>> Start

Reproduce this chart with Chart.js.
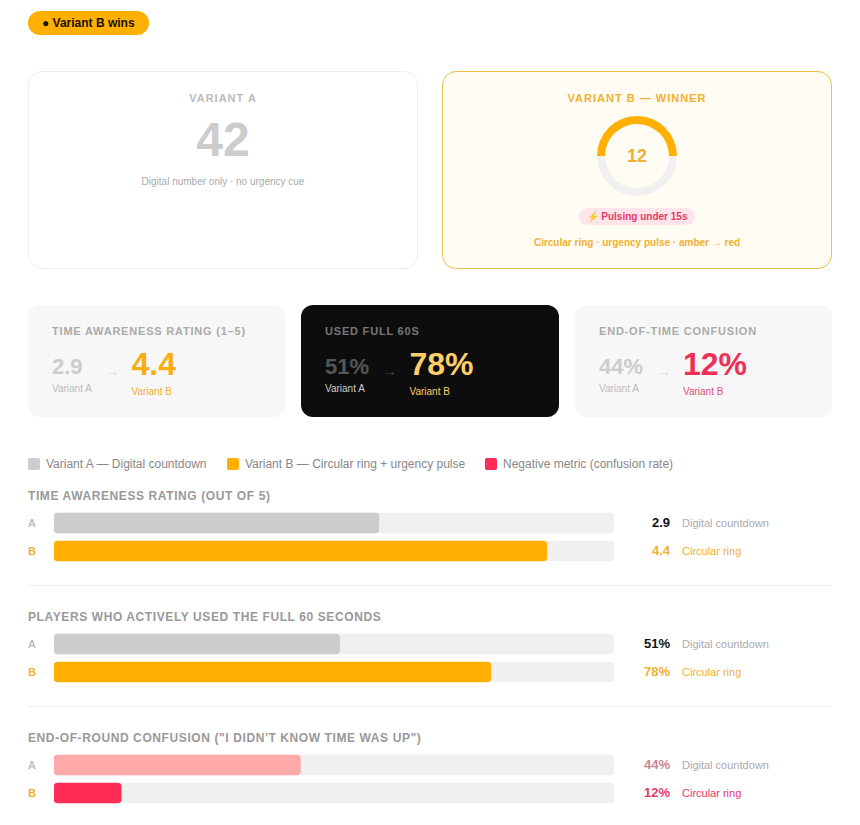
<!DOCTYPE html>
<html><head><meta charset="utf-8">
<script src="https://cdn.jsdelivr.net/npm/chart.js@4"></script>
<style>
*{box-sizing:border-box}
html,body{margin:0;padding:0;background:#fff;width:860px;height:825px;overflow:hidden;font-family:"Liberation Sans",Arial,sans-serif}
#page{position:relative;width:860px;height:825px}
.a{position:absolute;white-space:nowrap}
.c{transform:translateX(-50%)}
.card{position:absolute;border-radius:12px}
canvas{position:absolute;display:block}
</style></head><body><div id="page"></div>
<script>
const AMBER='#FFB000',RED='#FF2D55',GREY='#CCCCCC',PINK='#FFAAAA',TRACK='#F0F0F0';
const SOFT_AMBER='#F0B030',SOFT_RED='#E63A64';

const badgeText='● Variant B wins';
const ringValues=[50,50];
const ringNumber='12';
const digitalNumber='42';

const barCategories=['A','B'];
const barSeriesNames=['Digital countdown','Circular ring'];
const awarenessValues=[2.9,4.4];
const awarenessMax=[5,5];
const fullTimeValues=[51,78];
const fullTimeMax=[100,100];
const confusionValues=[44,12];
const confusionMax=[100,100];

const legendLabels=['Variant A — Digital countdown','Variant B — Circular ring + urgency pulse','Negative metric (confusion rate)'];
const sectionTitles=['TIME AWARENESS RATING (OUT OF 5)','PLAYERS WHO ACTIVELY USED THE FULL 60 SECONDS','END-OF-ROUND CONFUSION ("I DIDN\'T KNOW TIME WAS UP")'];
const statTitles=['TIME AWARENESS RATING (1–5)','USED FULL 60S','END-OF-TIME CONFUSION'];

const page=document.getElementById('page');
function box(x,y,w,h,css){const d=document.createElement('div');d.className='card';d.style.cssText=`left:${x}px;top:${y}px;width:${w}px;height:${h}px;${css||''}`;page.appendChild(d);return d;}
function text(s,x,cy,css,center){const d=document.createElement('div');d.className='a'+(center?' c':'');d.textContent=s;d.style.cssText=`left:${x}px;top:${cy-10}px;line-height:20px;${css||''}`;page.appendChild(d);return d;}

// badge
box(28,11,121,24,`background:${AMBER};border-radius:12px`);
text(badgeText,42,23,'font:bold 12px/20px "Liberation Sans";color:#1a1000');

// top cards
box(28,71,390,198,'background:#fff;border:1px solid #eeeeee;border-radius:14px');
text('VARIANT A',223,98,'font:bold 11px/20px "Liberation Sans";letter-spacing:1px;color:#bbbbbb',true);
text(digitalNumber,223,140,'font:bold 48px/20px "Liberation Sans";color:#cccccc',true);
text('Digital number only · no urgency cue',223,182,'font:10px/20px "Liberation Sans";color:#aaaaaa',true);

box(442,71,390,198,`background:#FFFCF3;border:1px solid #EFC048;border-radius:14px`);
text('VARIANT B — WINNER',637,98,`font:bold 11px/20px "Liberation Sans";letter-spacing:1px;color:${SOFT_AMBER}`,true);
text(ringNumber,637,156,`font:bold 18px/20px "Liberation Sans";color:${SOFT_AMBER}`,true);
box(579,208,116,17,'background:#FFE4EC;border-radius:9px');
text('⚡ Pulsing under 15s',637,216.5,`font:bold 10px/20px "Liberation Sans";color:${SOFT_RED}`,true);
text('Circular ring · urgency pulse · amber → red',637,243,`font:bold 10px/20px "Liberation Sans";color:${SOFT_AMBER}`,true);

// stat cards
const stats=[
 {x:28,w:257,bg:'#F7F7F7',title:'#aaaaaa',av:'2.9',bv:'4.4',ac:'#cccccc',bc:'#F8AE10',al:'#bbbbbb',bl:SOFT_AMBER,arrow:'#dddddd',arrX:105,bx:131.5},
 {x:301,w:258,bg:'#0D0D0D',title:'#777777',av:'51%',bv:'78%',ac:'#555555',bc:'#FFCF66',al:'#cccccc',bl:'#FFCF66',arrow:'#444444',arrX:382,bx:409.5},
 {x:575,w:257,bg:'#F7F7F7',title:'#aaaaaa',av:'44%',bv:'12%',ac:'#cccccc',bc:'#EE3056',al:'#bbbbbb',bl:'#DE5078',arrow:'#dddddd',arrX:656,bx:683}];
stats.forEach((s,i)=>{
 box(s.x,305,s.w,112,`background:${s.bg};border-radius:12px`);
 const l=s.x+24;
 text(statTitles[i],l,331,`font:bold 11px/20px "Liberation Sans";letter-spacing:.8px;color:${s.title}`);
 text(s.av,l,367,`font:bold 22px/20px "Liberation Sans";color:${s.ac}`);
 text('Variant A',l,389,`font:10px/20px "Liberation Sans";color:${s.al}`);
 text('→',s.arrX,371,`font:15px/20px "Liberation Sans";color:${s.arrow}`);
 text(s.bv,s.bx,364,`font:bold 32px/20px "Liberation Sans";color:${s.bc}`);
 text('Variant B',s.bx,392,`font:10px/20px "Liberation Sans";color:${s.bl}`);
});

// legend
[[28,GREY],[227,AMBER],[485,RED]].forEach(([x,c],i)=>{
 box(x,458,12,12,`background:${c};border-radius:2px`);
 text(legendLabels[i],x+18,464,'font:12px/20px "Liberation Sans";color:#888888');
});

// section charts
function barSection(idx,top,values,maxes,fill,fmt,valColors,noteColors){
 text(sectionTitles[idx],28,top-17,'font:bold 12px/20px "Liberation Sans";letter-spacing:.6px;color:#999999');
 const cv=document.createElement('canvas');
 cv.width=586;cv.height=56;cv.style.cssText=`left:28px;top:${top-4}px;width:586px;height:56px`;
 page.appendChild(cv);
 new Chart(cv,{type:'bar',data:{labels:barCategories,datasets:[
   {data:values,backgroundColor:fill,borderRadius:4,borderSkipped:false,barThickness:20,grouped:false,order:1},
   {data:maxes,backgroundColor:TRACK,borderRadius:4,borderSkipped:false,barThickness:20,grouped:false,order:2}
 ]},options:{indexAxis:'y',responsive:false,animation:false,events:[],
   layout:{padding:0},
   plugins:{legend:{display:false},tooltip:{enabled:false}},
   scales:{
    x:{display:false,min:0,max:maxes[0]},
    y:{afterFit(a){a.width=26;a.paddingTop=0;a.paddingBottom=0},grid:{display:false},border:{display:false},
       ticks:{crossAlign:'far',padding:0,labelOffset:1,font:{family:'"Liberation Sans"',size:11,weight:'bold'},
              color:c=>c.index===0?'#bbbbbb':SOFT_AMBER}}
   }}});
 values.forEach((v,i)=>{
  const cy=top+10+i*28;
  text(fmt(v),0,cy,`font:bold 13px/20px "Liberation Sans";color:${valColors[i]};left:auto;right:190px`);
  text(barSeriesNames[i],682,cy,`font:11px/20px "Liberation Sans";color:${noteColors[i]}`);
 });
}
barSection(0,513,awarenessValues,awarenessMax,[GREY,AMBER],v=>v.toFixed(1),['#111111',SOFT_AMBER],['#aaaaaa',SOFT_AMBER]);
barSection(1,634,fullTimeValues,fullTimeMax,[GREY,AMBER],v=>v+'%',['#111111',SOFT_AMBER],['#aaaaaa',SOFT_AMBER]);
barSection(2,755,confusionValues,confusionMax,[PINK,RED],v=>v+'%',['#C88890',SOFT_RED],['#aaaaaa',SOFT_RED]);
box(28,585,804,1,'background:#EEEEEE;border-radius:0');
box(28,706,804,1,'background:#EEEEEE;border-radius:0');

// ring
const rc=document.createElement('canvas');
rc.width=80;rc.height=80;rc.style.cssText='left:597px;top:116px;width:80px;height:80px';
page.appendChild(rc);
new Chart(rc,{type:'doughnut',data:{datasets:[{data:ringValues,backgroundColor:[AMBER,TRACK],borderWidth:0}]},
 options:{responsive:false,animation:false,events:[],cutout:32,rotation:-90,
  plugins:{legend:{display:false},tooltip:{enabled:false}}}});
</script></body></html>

>> End
>> Start

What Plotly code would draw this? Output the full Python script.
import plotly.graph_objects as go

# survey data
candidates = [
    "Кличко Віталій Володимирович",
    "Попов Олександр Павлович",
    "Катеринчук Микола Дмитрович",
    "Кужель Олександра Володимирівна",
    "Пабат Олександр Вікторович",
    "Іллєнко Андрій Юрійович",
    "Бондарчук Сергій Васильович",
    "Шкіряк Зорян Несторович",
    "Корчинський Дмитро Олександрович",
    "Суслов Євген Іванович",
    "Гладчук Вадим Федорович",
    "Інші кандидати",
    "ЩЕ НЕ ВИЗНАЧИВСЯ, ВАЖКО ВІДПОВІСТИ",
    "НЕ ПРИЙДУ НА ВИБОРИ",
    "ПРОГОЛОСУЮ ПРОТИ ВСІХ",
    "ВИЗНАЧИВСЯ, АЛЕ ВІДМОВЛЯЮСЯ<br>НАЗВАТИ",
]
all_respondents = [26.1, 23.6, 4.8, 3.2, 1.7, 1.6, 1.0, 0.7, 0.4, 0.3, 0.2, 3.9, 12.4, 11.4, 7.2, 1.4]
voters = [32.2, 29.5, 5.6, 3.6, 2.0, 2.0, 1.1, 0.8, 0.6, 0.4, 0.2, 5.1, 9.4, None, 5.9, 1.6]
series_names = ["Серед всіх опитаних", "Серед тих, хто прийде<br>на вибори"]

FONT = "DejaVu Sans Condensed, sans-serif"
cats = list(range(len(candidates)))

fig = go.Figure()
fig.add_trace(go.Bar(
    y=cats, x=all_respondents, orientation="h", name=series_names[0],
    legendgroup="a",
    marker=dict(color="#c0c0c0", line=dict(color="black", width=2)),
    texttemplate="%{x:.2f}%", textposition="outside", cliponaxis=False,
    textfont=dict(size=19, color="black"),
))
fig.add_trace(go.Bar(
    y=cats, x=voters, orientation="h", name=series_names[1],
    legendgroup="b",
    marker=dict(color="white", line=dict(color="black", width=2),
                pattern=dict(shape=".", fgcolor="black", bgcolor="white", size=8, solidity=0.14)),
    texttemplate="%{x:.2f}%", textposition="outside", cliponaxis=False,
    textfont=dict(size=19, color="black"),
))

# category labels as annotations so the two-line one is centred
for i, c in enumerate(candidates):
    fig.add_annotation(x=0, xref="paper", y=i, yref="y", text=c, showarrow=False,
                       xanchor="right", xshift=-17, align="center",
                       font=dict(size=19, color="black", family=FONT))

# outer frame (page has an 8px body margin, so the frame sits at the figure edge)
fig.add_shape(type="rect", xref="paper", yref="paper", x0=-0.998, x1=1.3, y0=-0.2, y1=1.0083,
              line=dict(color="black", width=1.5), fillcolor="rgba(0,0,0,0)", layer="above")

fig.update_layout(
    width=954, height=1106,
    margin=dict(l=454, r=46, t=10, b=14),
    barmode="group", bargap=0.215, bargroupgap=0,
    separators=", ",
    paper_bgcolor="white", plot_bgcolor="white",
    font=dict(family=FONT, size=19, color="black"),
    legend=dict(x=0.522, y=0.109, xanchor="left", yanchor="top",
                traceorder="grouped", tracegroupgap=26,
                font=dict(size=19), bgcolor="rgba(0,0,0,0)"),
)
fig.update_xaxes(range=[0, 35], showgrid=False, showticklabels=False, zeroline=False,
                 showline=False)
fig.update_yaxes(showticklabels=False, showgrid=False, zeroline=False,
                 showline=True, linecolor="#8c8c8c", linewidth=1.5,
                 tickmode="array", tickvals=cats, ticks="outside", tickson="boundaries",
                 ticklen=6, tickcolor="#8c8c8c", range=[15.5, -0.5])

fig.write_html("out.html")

>> End
>> Start

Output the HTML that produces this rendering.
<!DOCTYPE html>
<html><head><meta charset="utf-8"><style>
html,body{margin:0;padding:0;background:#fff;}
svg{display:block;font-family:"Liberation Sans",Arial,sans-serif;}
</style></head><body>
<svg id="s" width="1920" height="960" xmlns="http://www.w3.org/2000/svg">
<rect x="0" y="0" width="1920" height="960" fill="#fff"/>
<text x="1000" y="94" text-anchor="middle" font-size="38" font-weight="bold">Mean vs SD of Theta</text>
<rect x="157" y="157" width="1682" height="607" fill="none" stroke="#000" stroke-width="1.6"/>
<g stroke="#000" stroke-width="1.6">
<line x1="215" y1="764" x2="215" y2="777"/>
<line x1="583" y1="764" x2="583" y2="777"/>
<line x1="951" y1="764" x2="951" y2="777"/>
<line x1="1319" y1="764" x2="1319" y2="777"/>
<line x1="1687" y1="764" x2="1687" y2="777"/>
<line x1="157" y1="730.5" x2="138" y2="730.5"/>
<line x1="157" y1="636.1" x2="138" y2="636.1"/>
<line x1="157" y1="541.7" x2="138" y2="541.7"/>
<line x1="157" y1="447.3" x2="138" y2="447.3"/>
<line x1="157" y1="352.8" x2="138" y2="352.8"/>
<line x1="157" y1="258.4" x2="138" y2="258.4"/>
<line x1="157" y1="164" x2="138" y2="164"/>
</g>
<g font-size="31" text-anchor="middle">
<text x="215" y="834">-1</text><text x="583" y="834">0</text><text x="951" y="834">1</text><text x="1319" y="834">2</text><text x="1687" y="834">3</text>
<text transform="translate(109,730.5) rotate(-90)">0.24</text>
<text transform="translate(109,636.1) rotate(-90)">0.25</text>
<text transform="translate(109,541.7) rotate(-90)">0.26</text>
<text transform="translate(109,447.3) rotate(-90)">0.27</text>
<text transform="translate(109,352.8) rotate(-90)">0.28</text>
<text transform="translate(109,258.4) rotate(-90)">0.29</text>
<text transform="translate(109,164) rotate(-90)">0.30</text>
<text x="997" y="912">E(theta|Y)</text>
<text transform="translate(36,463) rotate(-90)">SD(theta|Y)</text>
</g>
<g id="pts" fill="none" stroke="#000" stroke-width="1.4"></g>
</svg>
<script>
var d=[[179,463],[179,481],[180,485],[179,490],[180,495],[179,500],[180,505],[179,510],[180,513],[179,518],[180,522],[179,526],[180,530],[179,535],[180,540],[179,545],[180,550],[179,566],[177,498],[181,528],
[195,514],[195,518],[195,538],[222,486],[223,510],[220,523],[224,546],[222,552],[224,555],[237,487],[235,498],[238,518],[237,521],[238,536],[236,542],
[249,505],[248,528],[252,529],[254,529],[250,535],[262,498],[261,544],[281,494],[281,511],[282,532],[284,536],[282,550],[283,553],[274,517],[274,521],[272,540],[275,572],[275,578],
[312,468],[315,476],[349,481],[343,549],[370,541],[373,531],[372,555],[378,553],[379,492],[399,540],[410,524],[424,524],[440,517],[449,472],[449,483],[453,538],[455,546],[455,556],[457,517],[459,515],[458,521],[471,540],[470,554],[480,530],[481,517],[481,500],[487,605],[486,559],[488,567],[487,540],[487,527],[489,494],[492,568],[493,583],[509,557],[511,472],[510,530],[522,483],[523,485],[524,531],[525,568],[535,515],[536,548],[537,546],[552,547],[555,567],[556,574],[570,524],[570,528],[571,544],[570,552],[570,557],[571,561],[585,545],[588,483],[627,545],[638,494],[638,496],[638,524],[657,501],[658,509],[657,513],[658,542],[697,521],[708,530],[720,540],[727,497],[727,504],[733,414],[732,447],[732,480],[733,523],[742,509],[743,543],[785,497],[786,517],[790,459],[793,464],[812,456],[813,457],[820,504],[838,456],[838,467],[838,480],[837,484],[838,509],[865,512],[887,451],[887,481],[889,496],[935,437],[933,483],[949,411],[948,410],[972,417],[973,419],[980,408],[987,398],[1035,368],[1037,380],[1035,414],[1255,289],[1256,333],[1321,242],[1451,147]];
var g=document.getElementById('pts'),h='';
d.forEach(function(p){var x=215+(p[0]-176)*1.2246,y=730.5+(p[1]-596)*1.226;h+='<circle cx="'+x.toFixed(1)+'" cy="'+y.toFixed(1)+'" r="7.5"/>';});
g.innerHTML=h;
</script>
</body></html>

>> End

PROBLEM STATEMENT:
Pick every line with "this" in it and copy it.

SOLUTION BELOW:
Reproduce this chart with Chart.js.
What Plotly code would draw this? Output the full Python script.
Output the HTML that produces this rendering.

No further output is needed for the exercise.